→ **Exercise requirements**: Retype, with no alterations, every line between the one containing "Convert this chart to Plotly code." and the one containing "import plotly.graph_objects as go", counting both of those lines too. Pictures are to be left out.

→ **Records to use**:
════

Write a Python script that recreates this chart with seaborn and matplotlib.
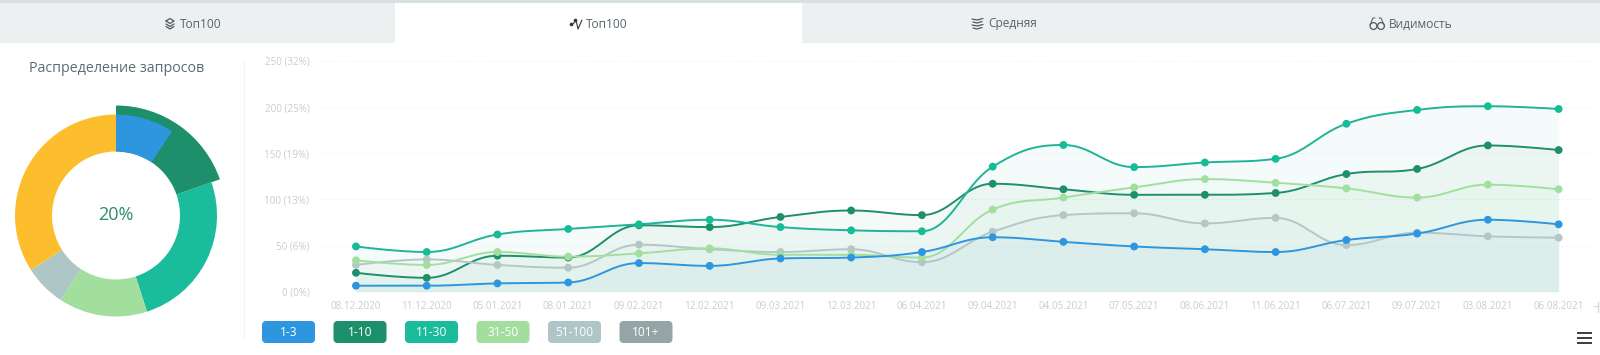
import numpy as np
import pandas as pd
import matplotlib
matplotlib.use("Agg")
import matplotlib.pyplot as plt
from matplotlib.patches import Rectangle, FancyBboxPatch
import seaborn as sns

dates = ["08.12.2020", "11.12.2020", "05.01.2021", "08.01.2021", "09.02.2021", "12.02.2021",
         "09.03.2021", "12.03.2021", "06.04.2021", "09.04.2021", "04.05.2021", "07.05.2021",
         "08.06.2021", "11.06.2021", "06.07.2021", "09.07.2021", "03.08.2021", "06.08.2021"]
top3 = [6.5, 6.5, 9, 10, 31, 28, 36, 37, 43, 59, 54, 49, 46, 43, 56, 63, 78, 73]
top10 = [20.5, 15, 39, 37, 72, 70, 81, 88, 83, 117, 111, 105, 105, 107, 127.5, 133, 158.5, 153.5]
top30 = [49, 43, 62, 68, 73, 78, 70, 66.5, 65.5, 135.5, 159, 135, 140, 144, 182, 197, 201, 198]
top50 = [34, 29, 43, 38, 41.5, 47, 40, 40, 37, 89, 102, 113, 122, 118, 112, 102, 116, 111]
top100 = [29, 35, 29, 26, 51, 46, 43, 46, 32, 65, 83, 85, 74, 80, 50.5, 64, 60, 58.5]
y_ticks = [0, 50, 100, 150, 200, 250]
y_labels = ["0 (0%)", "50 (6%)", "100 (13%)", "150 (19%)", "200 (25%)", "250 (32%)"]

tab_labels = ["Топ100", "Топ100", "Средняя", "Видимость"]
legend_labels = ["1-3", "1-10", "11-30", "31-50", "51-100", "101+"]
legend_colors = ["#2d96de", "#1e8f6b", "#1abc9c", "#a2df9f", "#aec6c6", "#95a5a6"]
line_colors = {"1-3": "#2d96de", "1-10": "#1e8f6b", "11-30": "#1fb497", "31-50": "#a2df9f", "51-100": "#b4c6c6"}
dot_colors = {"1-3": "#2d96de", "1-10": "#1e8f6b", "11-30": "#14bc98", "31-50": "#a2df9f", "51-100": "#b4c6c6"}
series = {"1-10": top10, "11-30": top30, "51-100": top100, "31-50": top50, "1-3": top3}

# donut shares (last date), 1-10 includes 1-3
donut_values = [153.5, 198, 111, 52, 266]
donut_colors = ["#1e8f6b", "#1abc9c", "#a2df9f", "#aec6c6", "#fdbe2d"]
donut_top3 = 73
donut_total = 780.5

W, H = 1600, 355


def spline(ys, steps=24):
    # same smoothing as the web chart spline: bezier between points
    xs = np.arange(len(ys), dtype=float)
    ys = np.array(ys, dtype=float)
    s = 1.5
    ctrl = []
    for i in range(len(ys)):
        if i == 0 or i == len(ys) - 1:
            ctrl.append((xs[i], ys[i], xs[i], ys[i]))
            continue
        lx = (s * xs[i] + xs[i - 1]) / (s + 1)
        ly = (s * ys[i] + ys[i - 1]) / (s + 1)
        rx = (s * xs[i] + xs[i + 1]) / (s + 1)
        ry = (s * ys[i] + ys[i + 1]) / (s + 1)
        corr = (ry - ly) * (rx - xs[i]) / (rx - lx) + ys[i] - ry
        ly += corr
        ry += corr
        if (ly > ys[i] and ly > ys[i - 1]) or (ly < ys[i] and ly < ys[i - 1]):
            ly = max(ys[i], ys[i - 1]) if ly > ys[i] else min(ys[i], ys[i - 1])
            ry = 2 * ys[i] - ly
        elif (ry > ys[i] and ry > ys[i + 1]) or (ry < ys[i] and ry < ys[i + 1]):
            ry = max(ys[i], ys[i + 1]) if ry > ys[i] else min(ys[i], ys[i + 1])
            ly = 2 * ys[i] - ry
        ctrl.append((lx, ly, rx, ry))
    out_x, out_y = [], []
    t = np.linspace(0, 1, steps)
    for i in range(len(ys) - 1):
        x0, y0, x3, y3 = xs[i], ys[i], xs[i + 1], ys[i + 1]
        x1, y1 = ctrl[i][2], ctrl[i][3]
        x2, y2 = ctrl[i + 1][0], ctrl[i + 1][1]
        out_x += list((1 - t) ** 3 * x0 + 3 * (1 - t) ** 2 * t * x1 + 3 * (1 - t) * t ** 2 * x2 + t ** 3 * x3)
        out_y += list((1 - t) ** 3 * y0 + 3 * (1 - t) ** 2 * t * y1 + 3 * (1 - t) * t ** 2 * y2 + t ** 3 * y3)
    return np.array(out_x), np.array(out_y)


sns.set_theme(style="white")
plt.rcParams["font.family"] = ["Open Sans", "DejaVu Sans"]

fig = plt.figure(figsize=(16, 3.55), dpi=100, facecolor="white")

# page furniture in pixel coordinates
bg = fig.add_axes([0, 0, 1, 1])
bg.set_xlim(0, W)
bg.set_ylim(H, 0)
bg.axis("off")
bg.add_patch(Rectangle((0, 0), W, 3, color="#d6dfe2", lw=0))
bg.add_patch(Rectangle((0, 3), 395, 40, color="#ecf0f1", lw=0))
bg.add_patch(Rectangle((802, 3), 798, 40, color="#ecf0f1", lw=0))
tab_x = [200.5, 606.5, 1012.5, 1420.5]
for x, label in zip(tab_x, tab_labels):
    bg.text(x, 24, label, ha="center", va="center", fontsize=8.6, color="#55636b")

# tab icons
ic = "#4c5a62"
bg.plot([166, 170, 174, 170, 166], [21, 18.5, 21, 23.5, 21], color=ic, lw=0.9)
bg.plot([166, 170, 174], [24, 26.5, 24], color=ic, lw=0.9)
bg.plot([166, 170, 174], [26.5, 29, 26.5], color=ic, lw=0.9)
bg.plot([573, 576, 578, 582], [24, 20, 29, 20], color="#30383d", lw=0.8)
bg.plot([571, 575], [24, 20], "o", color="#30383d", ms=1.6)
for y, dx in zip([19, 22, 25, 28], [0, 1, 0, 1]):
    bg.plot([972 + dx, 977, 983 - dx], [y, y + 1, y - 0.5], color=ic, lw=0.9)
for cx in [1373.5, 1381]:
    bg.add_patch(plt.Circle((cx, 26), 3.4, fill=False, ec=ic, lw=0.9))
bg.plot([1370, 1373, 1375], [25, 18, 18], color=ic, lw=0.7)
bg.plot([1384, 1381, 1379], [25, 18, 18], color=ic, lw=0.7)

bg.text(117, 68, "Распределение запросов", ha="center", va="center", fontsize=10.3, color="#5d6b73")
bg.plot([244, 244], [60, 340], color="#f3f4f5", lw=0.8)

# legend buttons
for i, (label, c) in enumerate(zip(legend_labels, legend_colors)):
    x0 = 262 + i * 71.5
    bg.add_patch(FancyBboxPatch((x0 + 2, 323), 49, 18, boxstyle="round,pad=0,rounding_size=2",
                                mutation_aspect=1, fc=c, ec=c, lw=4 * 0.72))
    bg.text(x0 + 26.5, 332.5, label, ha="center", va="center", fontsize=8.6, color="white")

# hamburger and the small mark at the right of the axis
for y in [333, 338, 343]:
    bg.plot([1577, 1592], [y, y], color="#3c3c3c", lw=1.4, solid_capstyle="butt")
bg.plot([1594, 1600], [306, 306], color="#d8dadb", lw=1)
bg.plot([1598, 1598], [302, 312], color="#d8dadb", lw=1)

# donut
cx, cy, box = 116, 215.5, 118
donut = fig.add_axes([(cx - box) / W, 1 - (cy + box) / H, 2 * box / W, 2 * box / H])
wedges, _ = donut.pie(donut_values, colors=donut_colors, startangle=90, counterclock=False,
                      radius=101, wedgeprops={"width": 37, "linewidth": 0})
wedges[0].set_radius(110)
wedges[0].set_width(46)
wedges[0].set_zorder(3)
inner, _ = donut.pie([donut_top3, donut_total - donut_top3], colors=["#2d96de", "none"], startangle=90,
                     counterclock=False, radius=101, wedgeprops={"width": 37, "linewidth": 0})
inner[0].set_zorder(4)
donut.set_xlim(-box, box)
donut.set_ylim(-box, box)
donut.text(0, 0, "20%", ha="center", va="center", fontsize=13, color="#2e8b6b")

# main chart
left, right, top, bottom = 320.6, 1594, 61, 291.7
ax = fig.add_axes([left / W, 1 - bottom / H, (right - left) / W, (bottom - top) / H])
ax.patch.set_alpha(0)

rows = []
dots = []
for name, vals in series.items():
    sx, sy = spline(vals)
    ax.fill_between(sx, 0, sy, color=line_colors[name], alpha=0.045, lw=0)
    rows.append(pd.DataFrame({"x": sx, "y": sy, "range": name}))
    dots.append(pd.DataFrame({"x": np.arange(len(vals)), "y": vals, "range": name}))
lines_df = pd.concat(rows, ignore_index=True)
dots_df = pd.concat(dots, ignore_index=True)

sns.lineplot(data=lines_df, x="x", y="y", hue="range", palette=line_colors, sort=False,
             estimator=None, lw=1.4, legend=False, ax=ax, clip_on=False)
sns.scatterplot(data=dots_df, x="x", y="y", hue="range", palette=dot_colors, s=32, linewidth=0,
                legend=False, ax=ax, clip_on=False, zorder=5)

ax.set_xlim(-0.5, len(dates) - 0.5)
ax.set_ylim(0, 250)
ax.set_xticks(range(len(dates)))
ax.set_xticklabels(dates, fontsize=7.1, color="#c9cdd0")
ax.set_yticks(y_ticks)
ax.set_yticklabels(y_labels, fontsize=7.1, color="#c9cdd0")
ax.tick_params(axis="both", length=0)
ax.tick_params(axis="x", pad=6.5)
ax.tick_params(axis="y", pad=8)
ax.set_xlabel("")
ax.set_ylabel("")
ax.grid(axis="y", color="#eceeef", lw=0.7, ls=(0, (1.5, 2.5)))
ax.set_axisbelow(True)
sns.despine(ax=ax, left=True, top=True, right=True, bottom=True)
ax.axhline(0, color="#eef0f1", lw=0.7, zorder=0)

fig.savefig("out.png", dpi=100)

════

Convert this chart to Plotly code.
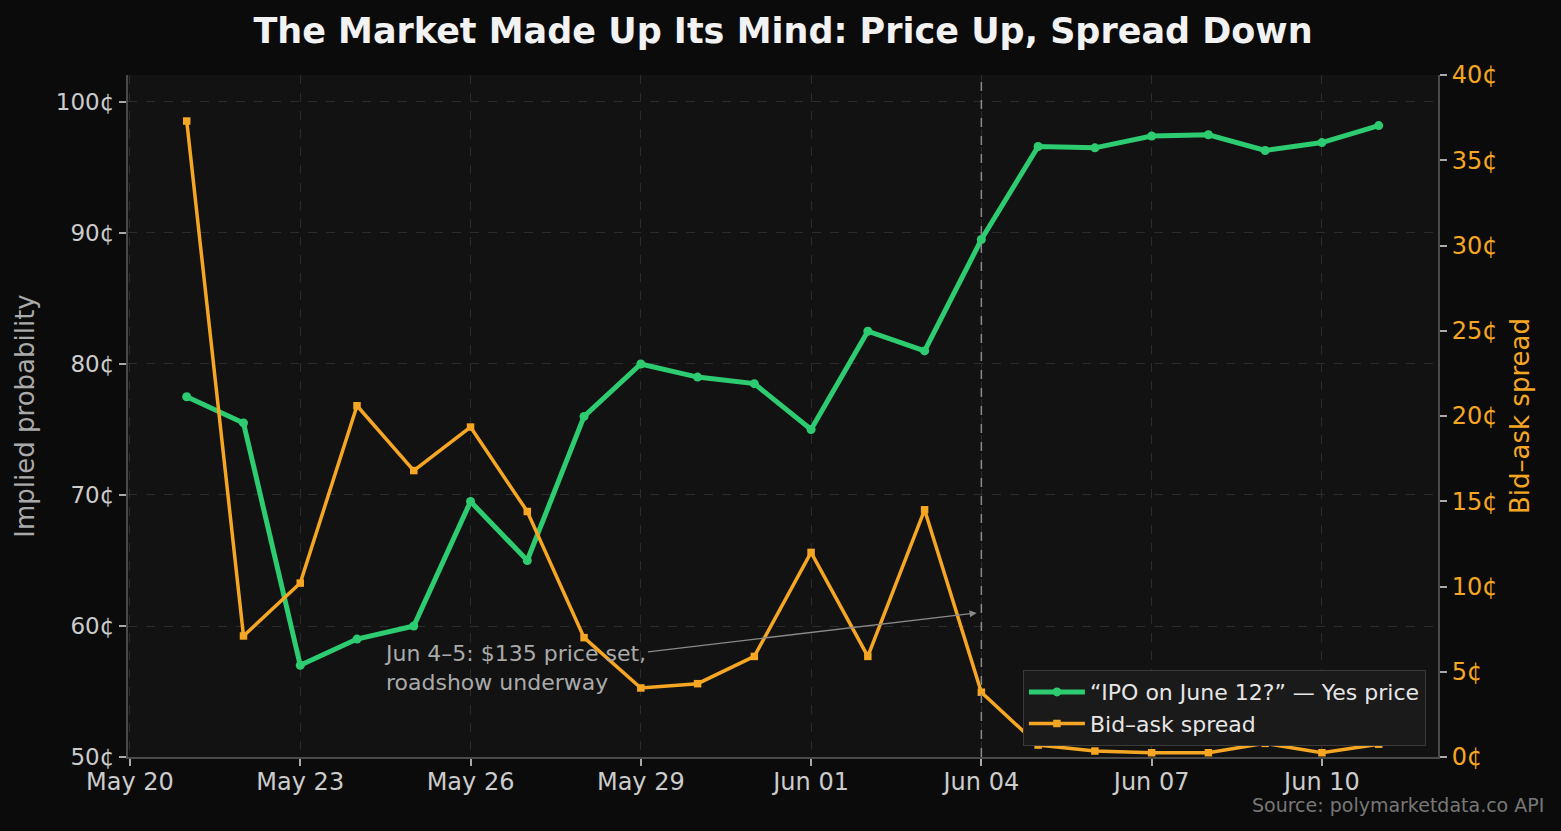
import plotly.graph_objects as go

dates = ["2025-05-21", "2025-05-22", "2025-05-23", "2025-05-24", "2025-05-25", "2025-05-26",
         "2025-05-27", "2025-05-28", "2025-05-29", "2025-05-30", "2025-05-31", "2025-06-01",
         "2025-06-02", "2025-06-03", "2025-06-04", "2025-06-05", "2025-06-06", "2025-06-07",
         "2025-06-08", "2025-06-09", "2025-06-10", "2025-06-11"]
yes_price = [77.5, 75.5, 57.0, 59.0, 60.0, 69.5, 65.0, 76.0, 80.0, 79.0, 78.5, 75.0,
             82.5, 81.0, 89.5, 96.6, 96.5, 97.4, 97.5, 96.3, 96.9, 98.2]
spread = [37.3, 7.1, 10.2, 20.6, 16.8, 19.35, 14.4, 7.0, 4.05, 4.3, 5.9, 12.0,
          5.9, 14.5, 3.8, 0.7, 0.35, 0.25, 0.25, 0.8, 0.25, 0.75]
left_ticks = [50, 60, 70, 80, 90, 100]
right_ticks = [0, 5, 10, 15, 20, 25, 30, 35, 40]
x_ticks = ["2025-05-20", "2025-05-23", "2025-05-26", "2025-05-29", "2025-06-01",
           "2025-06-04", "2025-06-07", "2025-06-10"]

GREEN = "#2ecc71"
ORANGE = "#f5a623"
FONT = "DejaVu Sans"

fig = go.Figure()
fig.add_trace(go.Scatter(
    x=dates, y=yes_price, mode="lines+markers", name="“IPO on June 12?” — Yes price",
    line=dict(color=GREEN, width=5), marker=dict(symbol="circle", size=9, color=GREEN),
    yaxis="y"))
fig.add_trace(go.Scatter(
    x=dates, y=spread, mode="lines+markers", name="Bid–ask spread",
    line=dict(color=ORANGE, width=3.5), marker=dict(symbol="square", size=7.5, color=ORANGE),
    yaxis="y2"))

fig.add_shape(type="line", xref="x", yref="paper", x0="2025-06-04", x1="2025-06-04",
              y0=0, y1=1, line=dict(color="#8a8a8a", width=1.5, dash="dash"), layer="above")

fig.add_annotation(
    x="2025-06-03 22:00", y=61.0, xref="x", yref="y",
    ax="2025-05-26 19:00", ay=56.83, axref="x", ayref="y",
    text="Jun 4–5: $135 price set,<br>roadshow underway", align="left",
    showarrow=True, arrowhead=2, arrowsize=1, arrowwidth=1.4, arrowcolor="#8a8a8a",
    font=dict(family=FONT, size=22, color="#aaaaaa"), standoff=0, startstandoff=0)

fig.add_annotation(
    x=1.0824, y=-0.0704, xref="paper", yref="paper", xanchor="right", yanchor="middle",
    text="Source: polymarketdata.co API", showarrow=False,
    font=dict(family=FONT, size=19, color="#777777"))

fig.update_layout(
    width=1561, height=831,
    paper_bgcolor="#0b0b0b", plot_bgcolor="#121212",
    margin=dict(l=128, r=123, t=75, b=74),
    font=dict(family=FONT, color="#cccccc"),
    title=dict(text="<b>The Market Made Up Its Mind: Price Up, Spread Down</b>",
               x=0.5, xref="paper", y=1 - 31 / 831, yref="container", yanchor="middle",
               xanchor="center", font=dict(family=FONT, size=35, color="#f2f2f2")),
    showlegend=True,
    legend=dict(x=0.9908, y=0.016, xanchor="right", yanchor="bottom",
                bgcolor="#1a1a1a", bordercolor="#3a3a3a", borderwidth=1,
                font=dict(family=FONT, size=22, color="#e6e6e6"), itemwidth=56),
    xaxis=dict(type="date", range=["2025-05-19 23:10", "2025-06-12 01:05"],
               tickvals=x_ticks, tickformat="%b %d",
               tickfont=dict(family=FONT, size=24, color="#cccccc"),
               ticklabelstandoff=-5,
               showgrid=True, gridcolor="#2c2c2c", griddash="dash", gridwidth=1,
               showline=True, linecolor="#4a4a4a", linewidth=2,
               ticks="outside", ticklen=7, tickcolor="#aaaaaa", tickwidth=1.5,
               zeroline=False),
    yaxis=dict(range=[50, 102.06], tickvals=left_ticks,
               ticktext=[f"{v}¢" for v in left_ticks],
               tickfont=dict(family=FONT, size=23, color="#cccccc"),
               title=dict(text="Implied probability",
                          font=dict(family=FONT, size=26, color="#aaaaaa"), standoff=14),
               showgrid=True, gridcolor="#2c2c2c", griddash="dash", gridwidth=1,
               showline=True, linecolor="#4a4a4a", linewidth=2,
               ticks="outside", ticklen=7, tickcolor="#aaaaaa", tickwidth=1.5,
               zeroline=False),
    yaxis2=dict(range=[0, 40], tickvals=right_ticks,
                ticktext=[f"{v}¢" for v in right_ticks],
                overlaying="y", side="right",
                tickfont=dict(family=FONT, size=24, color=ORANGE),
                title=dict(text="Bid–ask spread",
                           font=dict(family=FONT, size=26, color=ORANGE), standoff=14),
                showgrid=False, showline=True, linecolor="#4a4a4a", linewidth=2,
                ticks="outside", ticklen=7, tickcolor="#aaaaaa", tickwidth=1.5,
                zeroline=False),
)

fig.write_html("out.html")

════

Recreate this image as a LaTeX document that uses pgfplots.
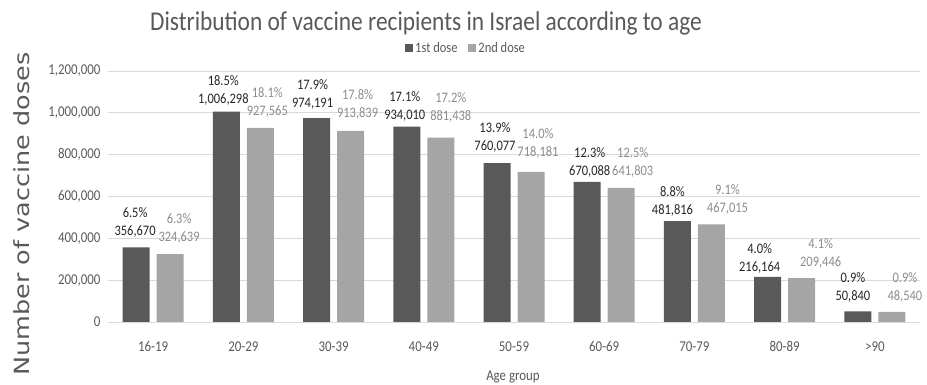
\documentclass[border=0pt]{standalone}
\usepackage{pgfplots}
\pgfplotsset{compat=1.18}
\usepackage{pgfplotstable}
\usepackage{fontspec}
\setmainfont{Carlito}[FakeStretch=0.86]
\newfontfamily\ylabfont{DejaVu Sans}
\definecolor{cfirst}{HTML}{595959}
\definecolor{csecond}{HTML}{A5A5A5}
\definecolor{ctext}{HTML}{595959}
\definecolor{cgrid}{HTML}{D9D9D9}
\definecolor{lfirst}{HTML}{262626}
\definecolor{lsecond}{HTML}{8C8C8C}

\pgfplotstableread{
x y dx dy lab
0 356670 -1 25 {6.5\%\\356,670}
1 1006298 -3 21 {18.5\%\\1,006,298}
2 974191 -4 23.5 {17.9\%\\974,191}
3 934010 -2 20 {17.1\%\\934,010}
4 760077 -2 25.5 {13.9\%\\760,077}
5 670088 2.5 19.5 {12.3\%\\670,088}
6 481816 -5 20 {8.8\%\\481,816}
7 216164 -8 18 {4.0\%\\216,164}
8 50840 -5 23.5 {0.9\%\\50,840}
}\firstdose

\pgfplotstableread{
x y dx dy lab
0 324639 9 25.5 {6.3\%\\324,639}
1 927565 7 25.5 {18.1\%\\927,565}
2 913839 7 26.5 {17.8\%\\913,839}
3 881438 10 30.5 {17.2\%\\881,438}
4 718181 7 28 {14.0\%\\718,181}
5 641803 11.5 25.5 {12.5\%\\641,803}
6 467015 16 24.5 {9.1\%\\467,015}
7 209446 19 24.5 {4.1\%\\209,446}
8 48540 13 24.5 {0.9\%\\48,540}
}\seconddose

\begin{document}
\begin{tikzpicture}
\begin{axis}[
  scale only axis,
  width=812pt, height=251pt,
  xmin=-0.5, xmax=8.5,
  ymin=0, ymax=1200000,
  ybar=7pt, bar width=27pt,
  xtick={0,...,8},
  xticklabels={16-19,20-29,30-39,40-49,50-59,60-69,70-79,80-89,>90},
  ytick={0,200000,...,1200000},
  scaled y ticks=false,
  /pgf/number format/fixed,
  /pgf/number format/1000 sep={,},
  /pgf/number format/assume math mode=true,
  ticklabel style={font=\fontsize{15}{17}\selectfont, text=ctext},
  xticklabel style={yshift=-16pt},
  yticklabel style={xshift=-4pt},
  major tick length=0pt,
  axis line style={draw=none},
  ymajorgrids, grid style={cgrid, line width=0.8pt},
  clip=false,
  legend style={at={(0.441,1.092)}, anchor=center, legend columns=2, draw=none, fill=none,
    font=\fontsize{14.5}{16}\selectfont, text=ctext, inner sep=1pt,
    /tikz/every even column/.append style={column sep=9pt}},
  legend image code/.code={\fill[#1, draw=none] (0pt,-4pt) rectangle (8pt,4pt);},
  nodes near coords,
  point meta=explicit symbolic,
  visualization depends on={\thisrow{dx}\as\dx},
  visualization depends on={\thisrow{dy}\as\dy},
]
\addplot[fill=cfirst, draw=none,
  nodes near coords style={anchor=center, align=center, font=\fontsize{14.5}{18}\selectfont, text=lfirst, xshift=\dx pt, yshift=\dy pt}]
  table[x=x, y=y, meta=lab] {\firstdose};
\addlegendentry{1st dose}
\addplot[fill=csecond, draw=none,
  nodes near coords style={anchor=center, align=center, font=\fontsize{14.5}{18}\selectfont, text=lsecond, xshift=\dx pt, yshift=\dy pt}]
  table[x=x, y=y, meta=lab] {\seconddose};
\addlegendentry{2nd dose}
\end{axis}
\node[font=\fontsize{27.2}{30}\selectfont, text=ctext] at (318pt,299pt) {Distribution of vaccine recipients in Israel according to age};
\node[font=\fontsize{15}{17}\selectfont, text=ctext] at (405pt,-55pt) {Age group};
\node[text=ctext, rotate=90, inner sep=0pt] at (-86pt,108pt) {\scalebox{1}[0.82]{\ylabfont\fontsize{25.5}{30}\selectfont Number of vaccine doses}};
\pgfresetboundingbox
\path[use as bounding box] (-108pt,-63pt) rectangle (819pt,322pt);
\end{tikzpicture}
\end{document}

════

→ **Correct response**:
Convert this chart to Plotly code.
import plotly.graph_objects as go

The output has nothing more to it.